• WRITTEN INSTRUCTION
Search the material below for the word "page". Copy every line that has it.

• INFORMATION SUPPLIED

>> Begin

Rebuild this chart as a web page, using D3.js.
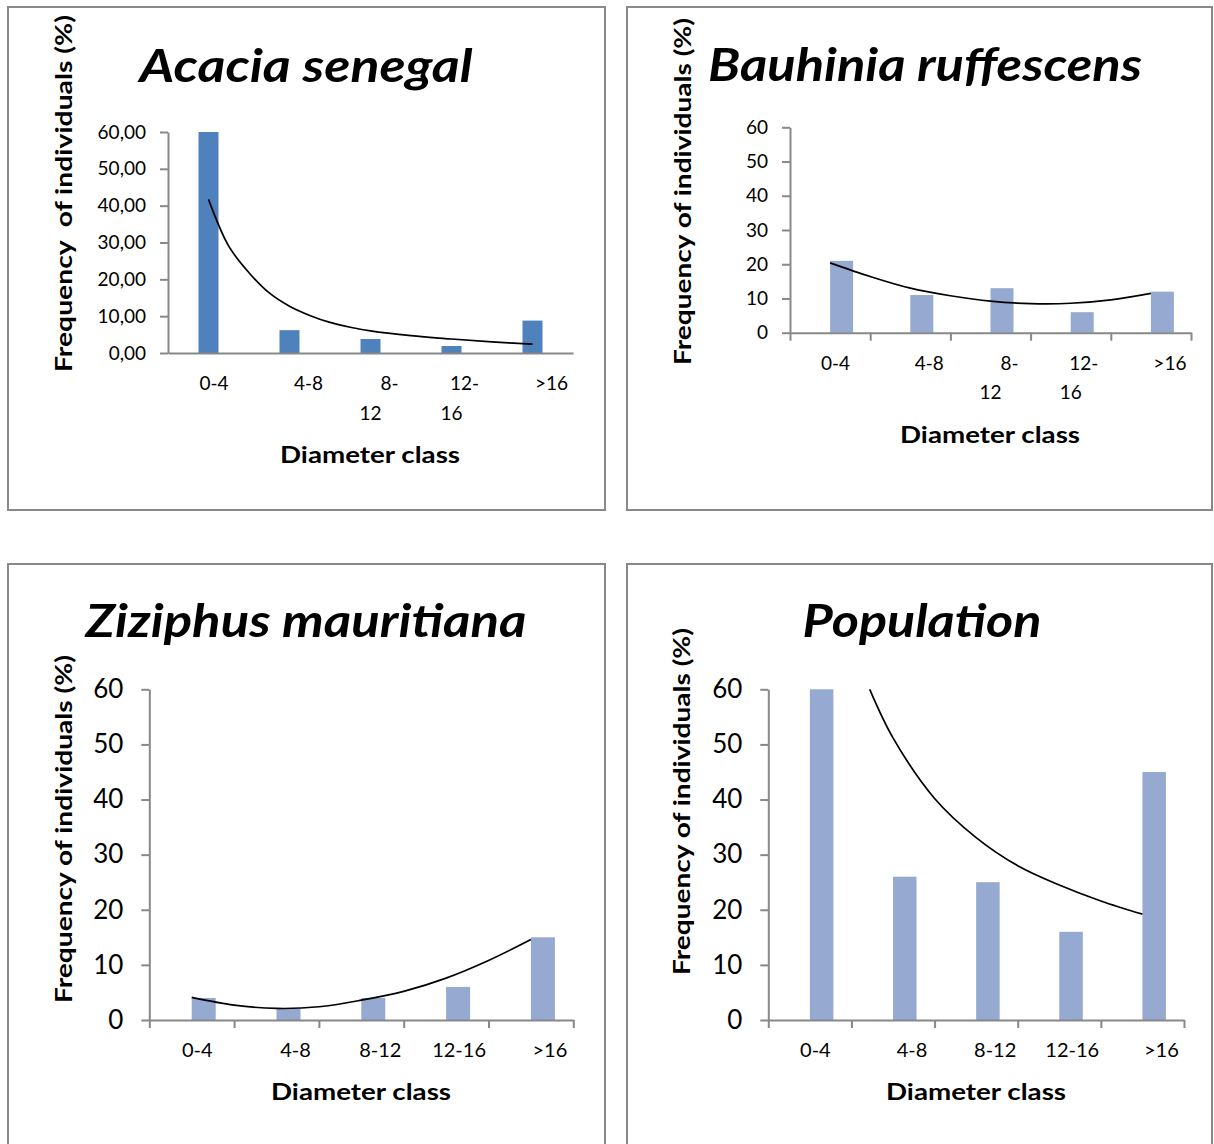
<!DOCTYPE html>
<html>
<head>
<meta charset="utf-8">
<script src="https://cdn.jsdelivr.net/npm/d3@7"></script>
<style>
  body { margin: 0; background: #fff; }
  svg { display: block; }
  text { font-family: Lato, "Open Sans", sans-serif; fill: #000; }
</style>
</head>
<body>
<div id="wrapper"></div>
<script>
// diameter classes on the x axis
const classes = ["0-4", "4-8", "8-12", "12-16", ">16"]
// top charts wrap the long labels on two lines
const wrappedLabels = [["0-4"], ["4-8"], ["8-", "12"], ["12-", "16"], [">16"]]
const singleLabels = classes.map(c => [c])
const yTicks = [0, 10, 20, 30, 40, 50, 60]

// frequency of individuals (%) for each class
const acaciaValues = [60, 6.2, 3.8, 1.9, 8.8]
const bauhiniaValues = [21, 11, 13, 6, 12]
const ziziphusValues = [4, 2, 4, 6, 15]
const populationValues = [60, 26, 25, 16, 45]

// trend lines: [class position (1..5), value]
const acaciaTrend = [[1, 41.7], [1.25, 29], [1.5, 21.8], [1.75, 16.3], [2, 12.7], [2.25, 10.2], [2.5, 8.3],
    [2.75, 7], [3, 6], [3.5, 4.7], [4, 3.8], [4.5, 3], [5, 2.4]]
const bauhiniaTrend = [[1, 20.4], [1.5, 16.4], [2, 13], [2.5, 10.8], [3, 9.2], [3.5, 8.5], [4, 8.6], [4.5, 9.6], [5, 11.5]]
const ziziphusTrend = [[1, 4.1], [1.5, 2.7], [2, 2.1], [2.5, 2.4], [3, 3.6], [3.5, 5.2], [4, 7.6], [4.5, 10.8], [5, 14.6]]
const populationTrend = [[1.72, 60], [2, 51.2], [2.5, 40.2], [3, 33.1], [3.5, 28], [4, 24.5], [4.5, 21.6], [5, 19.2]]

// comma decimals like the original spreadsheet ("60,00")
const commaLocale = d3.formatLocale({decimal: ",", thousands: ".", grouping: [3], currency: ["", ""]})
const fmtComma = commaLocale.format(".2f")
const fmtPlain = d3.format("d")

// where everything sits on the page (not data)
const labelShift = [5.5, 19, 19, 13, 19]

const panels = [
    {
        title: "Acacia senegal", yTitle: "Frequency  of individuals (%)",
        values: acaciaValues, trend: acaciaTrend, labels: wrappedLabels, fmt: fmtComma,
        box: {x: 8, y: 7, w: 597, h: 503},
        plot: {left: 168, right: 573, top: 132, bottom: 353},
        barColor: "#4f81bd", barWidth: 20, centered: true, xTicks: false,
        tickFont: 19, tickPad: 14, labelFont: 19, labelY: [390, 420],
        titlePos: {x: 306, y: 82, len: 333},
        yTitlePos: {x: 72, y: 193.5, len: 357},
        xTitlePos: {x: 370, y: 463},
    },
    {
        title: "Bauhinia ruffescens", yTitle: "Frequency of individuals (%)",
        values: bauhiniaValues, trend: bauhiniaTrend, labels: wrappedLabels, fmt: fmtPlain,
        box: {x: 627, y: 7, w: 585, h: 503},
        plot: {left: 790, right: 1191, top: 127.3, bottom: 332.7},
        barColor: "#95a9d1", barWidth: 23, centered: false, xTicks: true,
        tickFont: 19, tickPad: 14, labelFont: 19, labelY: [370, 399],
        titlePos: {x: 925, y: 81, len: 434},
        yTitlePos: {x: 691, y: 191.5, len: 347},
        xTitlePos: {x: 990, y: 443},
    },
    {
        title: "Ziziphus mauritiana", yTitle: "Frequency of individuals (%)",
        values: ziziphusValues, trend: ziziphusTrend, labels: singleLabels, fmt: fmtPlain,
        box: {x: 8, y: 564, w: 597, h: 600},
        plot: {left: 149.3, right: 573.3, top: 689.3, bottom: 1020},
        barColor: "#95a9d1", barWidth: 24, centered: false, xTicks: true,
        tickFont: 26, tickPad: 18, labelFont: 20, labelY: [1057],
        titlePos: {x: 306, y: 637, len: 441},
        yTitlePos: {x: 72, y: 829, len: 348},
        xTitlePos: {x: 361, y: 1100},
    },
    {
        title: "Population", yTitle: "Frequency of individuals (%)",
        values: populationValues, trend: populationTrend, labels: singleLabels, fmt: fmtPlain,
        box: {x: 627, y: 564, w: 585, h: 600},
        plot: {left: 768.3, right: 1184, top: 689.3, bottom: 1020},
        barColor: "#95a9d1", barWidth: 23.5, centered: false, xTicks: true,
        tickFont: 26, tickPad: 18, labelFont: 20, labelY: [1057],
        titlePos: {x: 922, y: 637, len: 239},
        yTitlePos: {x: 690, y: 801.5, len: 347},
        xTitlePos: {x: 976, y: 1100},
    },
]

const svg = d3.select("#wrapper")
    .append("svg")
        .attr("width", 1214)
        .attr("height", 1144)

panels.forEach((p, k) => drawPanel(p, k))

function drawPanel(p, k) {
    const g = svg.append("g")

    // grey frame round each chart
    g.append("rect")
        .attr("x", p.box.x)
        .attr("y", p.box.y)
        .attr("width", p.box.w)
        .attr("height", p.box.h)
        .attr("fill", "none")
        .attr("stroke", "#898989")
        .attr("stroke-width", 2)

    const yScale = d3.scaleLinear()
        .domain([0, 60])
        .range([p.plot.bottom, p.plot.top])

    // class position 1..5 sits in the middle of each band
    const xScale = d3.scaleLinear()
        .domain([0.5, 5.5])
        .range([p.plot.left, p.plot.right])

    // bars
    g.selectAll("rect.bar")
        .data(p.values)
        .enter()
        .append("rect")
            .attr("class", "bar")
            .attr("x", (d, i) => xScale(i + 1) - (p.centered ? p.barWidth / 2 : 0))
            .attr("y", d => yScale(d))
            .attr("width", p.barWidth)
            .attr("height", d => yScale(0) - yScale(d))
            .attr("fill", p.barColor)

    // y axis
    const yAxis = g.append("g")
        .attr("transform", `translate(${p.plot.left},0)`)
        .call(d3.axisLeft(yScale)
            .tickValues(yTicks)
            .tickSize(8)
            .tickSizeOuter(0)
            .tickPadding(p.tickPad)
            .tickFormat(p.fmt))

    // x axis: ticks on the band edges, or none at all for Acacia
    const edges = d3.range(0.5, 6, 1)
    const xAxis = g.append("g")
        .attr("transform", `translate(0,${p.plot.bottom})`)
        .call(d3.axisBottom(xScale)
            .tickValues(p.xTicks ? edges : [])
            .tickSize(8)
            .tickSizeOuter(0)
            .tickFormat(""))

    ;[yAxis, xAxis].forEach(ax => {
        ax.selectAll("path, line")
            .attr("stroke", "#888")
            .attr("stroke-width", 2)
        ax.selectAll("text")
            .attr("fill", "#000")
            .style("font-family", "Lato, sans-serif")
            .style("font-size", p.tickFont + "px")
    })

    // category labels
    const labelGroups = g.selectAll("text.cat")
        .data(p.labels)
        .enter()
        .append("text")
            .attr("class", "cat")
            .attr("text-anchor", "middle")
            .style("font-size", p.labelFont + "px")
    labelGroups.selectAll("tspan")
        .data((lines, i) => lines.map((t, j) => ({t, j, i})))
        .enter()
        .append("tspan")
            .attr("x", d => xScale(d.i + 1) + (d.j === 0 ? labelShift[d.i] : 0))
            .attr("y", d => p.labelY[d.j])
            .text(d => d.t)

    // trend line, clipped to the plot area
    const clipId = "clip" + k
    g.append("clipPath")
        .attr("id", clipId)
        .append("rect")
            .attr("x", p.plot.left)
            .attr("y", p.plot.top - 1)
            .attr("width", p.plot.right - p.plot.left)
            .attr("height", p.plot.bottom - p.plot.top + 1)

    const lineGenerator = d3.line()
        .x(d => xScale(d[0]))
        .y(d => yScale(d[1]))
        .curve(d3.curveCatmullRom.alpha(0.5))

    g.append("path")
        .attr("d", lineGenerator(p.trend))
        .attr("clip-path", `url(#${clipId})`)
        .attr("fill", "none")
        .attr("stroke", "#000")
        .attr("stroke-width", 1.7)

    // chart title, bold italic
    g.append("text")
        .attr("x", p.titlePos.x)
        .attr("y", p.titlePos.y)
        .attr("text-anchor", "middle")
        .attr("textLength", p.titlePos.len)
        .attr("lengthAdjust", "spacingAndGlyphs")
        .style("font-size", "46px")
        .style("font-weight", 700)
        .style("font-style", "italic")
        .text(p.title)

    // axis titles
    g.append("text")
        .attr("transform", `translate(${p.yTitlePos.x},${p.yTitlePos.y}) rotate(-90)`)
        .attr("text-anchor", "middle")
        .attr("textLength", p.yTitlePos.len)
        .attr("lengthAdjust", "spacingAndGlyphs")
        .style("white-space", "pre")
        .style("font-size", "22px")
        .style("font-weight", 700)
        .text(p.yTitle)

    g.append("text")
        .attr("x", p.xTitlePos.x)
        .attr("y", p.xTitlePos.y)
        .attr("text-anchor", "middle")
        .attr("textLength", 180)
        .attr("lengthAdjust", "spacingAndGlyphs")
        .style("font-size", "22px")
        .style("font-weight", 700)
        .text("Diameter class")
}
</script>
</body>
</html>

>> End

• RESULT
Rebuild this chart as a web page, using D3.js.
// where everything sits on the page (not data)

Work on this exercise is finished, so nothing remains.